TASK TO CARRY OUT
Leave out the pictures, and reproduce exactly the lines from the line containing "Reproduce this chart with Apache ECharts." through the final line of the entries.

(Entries with chart source code)
= = = = =
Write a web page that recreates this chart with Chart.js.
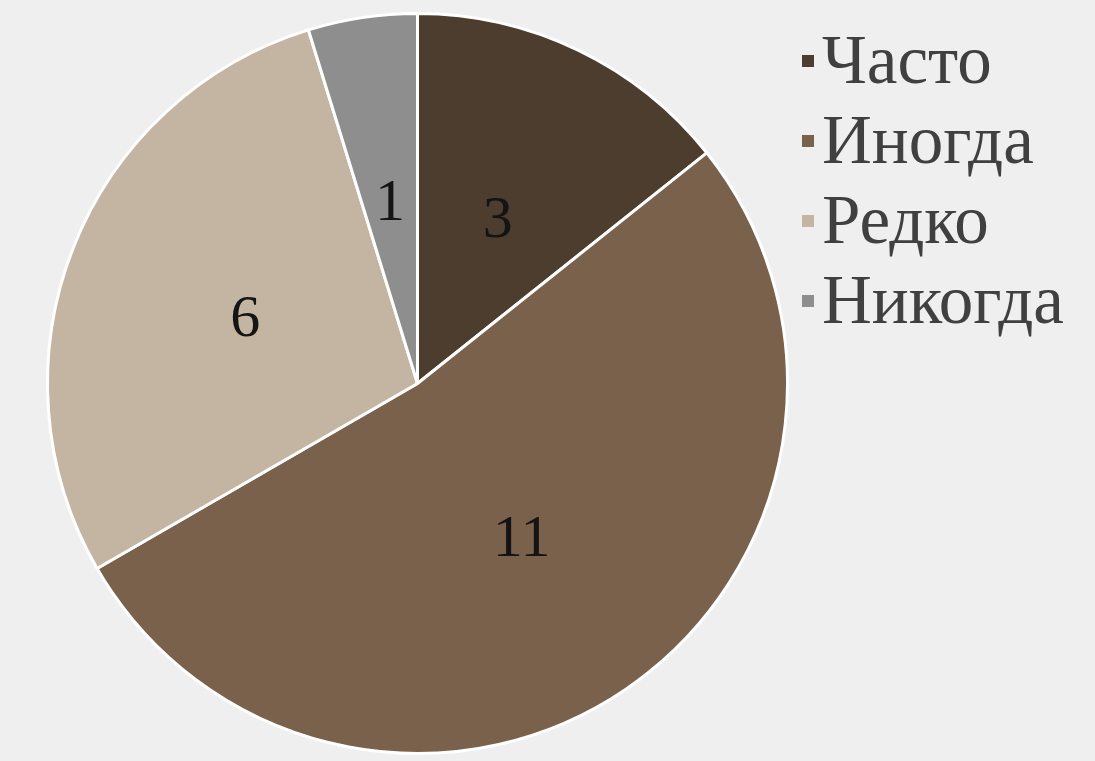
<!DOCTYPE html>
<html>
<head>
<meta charset="utf-8">
<script src="https://cdn.jsdelivr.net/npm/chart.js@4"></script>
<style>
    html, body { margin: 0; padding: 0; background: #efefef; }
    #wrap { position: relative; width: 1095px; height: 761px; }
    #legend { position: absolute; left: 802px; top: 20px; font-family: "Liberation Serif", "Times New Roman", serif; font-size: 69px; color: #404040; }
    .row { position: relative; height: 80px; line-height: 80px; padding-left: 20px; white-space: nowrap; }
    .box { position: absolute; left: 0; top: 35px; width: 12px; height: 12px; }
</style>
</head>
<body>
<div id="wrap">
    <canvas id="pieChart" width="1095" height="761"></canvas>
    <div id="legend"></div>
</div>
<script>
// Daten
const labels = ["Часто", "Иногда", "Редко", "Никогда"];
const values = [3, 11, 6, 1];
const colors = ["#4c3d2e", "#7a614b", "#c4b5a3", "#8e8e8e"];

// Zahlen in die Mitte der Segmente schreiben
const sliceLabels = {
    id: "sliceLabels",
    afterDatasetsDraw(chart) {
        const ctx = chart.ctx;
        const meta = chart.getDatasetMeta(0);
        ctx.save();
        ctx.font = "60px 'Liberation Serif', 'Times New Roman', serif";
        ctx.fillStyle = "#141414";
        ctx.textAlign = "center";
        ctx.textBaseline = "middle";
        meta.data.forEach((arc, i) => {
            const p = arc.getCenterPoint();
            ctx.fillText(String(chart.data.datasets[0].data[i]), p.x, p.y + 4);
        });
        ctx.restore();
    }
};

function buildLegend() {
    const legend = document.getElementById("legend");
    labels.forEach((label, i) => {
        const row = document.createElement("div");
        row.className = "row";
        const box = document.createElement("span");
        box.className = "box";
        box.style.background = colors[i];
        row.appendChild(box);
        row.appendChild(document.createTextNode(label));
        legend.appendChild(row);
    });
}

const canvas = document.getElementById("pieChart");
new Chart(canvas.getContext("2d"), {
    type: "pie",
    data: {
        labels: labels,
        datasets: [{
            data: values,
            backgroundColor: colors,
            borderColor: "#ffffff",
            borderWidth: 3
        }]
    },
    options: {
        responsive: false,
        animation: false,
        layout: { padding: { left: 45, top: 12, right: 305, bottom: 6 } },
        plugins: {
            legend: { display: false },
            tooltip: { enabled: false }
        }
    },
    plugins: [sliceLabels]
});

buildLegend();
</script>
</body>
</html>
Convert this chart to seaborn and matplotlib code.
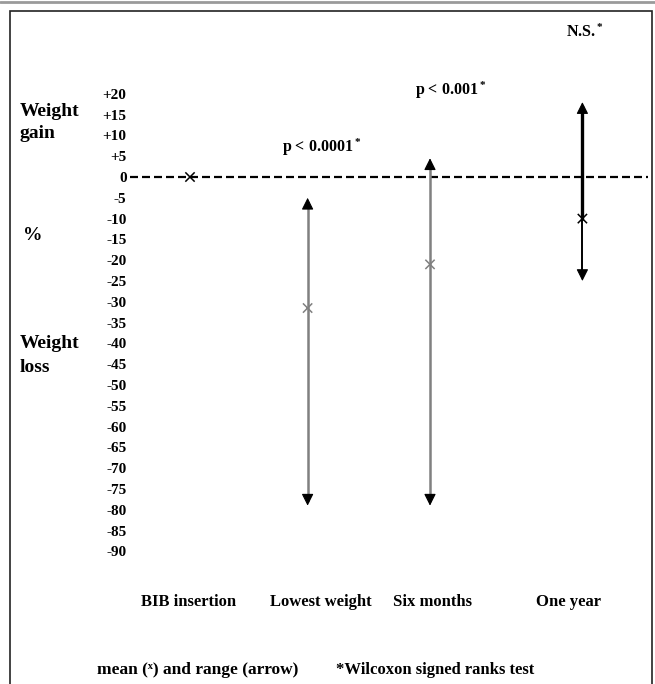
import pandas as pd
import matplotlib.pyplot as plt
import seaborn as sns
from matplotlib.patches import Rectangle
from matplotlib.lines import Line2D

# data (% weight change)
categories = ['BIB insertion', 'Lowest weight', 'Six months', 'One year']
x_pos = [1.0, 1.98, 3.0, 4.27]          # where each mean/range is drawn
label_pos = [0.99, 2.09, 3.02, 4.15]     # where each category label sits
mean_vals = [0, -31.5, -21, -10]
min_vals = [None, -79, -79, -25]
max_vals = [None, -5, 4.5, 18]
mark_colors = ['black', '#808080', '#808080', 'black']

tick_vals = [20, 15, 10, 5, 0, -5, -10, -15, -20, -25, -30, -35, -40, -45,
             -50, -55, -60, -65, -70, -75, -80, -85, -90]
tick_labels = ['+%d' % v if v > 0 else '%d' % v for v in tick_vals]

stats_text = ['p < 0.0001$^*$', 'p < 0.001$^*$', 'N.S.$^*$']
stats_x = [2.1, 3.17, 4.29]
stats_y = [7.2, 20.8, 34.7]

df = pd.DataFrame({'cat': categories, 'x': x_pos, 'mean': mean_vals})

sns.set_theme(style="white")
plt.rcParams['font.family'] = ['Liberation Serif', 'DejaVu Serif']
plt.rcParams['font.weight'] = 'bold'
plt.rcParams['text.color'] = 'black'
plt.rcParams['ytick.color'] = 'black'
plt.rcParams['ytick.labelcolor'] = 'black'
plt.rcParams['mathtext.fontset'] = 'custom'
plt.rcParams['mathtext.rm'] = 'Liberation Serif:bold'
plt.rcParams['mathtext.it'] = 'Liberation Serif:bold'
plt.rcParams['mathtext.bf'] = 'Liberation Serif:bold'

W, H = 655, 684
fig = plt.figure(figsize=(W / 100, H / 100), dpi=100)
ax = fig.add_axes([130 / W, 0, (648 - 130) / W, 1])
ax.set_ylim(-(H - 177) / 4.16, 177 / 4.16)
ax.set_xlim(0.5, 0.5 + (648 - 130) / 120)
for s in ax.spines.values():
    s.set_visible(False)
ax.set_xticks([])
ax.set_yticks(tick_vals)
ax.set_yticklabels(tick_labels, fontsize=11, fontweight='bold', color='black')
ax.tick_params(axis='y', length=0, pad=2.5)

# zero line
ax.axhline(0, color='black', lw=1.6, linestyle=(0, (3.6, 1.8)), zorder=1)

# ranges as double arrows
for i in range(len(categories)):
    if min_vals[i] is None:
        continue
    x = x_pos[i]
    if i == 3:
        ax.plot([x, x], [mean_vals[i], max_vals[i] - 1], color='black', lw=2.4, zorder=2)
        ax.plot([x, x], [min_vals[i] + 1, mean_vals[i]], color='black', lw=1.4, zorder=2)
    else:
        ax.plot([x, x], [min_vals[i] + 1, max_vals[i] - 1], color=mark_colors[i], lw=1.8, zorder=2)
    for tip, back in [(max_vals[i], max_vals[i] - 2.4), (min_vals[i], min_vals[i] + 2.4)]:
        ax.annotate('', xy=(x, tip), xytext=(x, back),
                    arrowprops=dict(arrowstyle='-|>', color='black', lw=0.8,
                                    mutation_scale=18, shrinkA=0, shrinkB=0), zorder=3)

# means
sns.scatterplot(data=df, x='x', y='mean', hue='cat', palette=dict(zip(categories, mark_colors)),
                marker='x', s=45, linewidth=1.1, legend=False, ax=ax, zorder=4)
ax.set_xlabel('')
ax.set_ylabel('')

for xp, lab in zip(label_pos, categories):
    ax.text(xp, -(602 - 177) / 4.16, lab, ha='center', va='center', fontsize=12, fontweight='bold')

for t, xs, ys in zip(stats_text, stats_x, stats_y):
    ax.text(xs, ys, t, ha='center', va='center', fontsize=11.5, fontweight='bold')

# side labels
def ftext(px, py, s, **kw):
    fig.text(px / W, 1 - py / H, s, fontweight='bold', **kw)

ftext(20, 111, 'Weight', fontsize=14, va='center')
ftext(20, 133, 'gain', fontsize=14, va='center')
ftext(23, 235, '%', fontsize=14, va='center')
ftext(20, 343, 'Weight', fontsize=14, va='center')
ftext(20, 367, 'loss', fontsize=14, va='center')
ftext(97, 670, 'mean (\u02e3) and range (arrow)', fontsize=12.5, va='center')
ftext(336, 670, '*Wilcoxon signed ranks test', fontsize=12, va='center')

# frame
fig.add_artist(Rectangle((10 / W, -0.05), (652 - 10) / W, 1.05 - 11 / H,
                         transform=fig.transFigure, fill=False, edgecolor='#222222', lw=1.2))
fig.add_artist(Line2D([0, 1], [1 - 1.5 / H, 1 - 1.5 / H], transform=fig.transFigure,
                      color='#9a9a9a', lw=2))

plt.savefig('out.png', dpi=100)
plt.close()
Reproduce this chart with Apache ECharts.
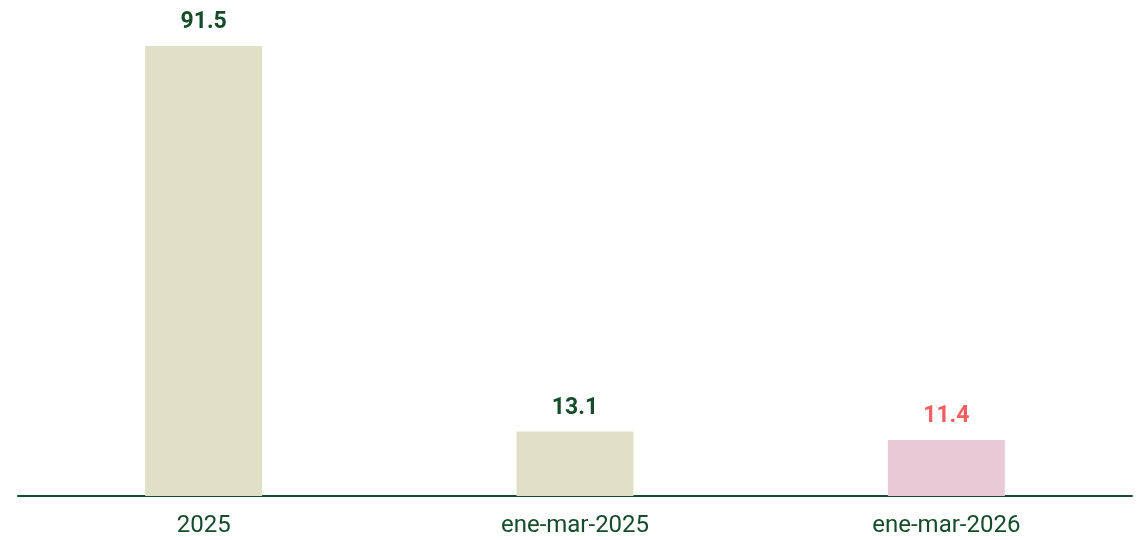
<!DOCTYPE html>
<html>
<head>
<meta charset="utf-8">
<script src="https://cdn.jsdelivr.net/npm/echarts@6/dist/echarts.min.js"></script>
<style>
  html, body { margin: 0; padding: 0; background: #fff; }
  #chart { width: 1145px; height: 540px; }
</style>
</head>
<body>
<div id="chart"></div>
<script>
// datos
const categories = ["2025", "ene-mar-2025", "ene-mar-2026"];
const values = [91.5, 13.1, 11.4];
const barColors = ["#e0e0c9", "#e0e0c9", "#e8c9d5"];
const labelColors = ["#154d2a", "#154d2a", "#f25f5f"];

const chart = echarts.init(document.getElementById("chart"));

const option = {
  animation: false,
  grid: {
    top: 46,
    left: 18,
    right: 13,
    bottom: 44,
  },
  xAxis: {
    type: "category",
    data: categories,
    axisTick: { show: false },
    axisLine: {
      show: true,
      lineStyle: { color: "#154d2a", width: 2 },
    },
    axisLabel: {
      color: "#154d2a",
      fontSize: 24,
      fontFamily: "Roboto",
      margin: 18,
    },
  },
  yAxis: {
    type: "value",
    min: 0,
    max: function (value) {
      return value.max;
    },
    show: false,
    splitLine: { show: false },
  },
  series: [
    {
      type: "bar",
      barWidth: "31.5%",
      data: values.map(function (v, i) {
        return {
          value: v,
          itemStyle: { color: barColors[i] },
          label: { color: labelColors[i] },
        };
      }),
      label: {
        show: true,
        position: "top",
        distance: 12,
        fontSize: 23,
        fontWeight: "bold",
        fontFamily: "Roboto",
        formatter: function (p) {
          return p.value.toFixed(1);
        },
      },
    },
  ],
};

chart.setOption(option);
</script>
</body>
</html>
= = = = =
TASK ANSWER
Reproduce this chart with Apache ECharts.
<!DOCTYPE html>
<html>
<head>
<meta charset="utf-8">
<script src="https://cdn.jsdelivr.net/npm/echarts@6/dist/echarts.min.js"></script>
<style>
  html, body { margin: 0; padding: 0; background: #fff; }
  #chart { width: 1145px; height: 540px; }
</style>
</head>
<body>
<div id="chart"></div>
<script>
// datos
const categories = ["2025", "ene-mar-2025", "ene-mar-2026"];
const values = [91.5, 13.1, 11.4];
const barColors = ["#e0e0c9", "#e0e0c9", "#e8c9d5"];
const labelColors = ["#154d2a", "#154d2a", "#f25f5f"];

const chart = echarts.init(document.getElementById("chart"));

const option = {
  animation: false,
  grid: {
    top: 46,
    left: 18,
    right: 13,
    bottom: 44,
  },
  xAxis: {
    type: "category",
    data: categories,
    axisTick: { show: false },
    axisLine: {
      show: true,
      lineStyle: { color: "#154d2a", width: 2 },
    },
    axisLabel: {
      color: "#154d2a",
      fontSize: 24,
      fontFamily: "Roboto",
      margin: 18,
    },
  },
  yAxis: {
    type: "value",
    min: 0,
    max: function (value) {
      return value.max;
    },
    show: false,
    splitLine: { show: false },
  },
  series: [
    {
      type: "bar",
      barWidth: "31.5%",
      data: values.map(function (v, i) {
        return {
          value: v,
          itemStyle: { color: barColors[i] },
          label: { color: labelColors[i] },
        };
      }),
      label: {
        show: true,
        position: "top",
        distance: 12,
        fontSize: 23,
        fontWeight: "bold",
        fontFamily: "Roboto",
        formatter: function (p) {
          return p.value.toFixed(1);
        },
      },
    },
  ],
};

chart.setOption(option);
</script>
</body>
</html>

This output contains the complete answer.